| EXERCISE GOAL |
Only the lines from the start of the data below through the line that contains "counts = [25, 4, 5, 27]" are to be copied, exactly and without pictures.

| DATA EXCERPT |
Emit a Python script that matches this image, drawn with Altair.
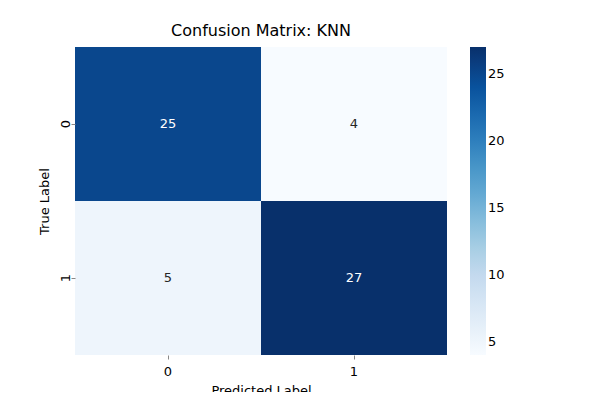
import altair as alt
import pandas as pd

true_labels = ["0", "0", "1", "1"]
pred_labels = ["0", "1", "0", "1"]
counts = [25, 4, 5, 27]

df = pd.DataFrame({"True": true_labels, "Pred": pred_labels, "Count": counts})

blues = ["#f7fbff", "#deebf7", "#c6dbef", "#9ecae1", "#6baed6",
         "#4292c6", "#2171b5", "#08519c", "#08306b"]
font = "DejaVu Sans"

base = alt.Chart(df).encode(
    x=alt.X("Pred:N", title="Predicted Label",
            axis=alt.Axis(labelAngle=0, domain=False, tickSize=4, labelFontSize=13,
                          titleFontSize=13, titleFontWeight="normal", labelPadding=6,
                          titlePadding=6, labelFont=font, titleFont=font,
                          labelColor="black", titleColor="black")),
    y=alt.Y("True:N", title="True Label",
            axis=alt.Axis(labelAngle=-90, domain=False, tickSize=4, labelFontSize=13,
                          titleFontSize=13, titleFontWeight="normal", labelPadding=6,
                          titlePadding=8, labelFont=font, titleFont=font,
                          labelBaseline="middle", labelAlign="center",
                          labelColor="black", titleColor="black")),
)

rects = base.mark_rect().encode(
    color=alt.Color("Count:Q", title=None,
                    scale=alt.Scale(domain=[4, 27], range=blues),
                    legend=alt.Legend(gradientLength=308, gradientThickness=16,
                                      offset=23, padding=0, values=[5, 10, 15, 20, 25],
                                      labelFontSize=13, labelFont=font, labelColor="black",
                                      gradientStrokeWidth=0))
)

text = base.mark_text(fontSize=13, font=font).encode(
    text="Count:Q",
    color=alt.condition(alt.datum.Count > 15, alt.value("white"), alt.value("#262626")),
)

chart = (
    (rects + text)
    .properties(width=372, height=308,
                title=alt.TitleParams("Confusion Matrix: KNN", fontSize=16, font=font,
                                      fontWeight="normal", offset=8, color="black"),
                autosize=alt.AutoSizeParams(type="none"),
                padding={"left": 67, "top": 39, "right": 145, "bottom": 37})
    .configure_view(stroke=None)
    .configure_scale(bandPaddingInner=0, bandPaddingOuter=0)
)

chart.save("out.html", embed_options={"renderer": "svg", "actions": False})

| RESPONSE TO THIS EXERCISE |
Emit a Python script that matches this image, drawn with Altair.
import altair as alt
import pandas as pd

true_labels = ["0", "0", "1", "1"]
pred_labels = ["0", "1", "0", "1"]
counts = [25, 4, 5, 27]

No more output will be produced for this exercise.